Wellness programs are only effective if the employer can entice employees to participate. The Virginia Daily Press states that about 86 percent of U.S. employers provide wellness programs, but participation is usually lacking.
This obviously has employers concerned, since the benefits of an effective and comprehensive program can save on corporate healthcare costs. The question is: How do business owners generate significant employee participation?
Sentara Healthcare, building on an existing wellness program from its insurance company, designed Mission: Health. This program offers monetary incentives for specific participants who meet desired goals and has proven to be effective.
The plan’s structure consists of employees who are healthy or with low risk factors to be rewarded with a reduction in annual premiums. Program participants with two or more risk factors are eligible for the reward if they work to reduce cholesterol, blood pressure, or other. The strategies involved might be working with a health coach. Finally, those with particular chronic illnesses, such as coronary artery disease, diabetes, or being pregnant, could rack up extra rewards by working with disease managers. Those participants would need to be monitored for medication and medical check-ups. Employees actively participating in the latter group earned an extra $460 for the year.

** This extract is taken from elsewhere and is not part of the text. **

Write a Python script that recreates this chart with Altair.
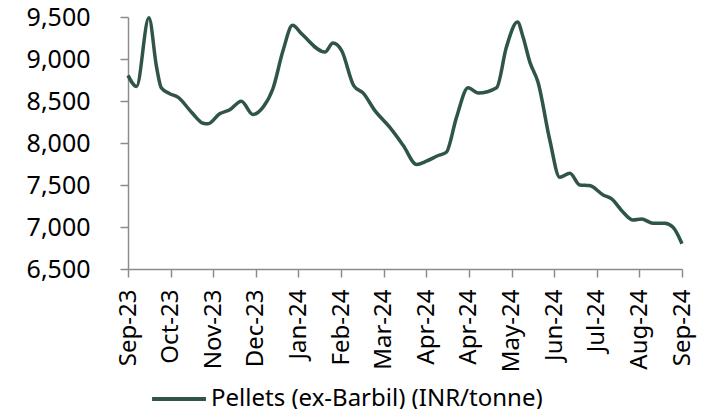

The company realized that approximately one-fifth of its “employees accounted for 80 percent of the company's health-care costs.” With the program in place, an Optima Health report noted that Sentara saved $6 on healthcare costs for every $1 spent toward the health initiative. Thus far, this has ultimately saved the company $3.4 million as a direct result of the program.
"It was consistent with our organizational mission to improve health every day," explained Mike Taylor, senior vice president of human resources for Sentara. "We as an organization have to lead the way of how do you create a healthier workforce."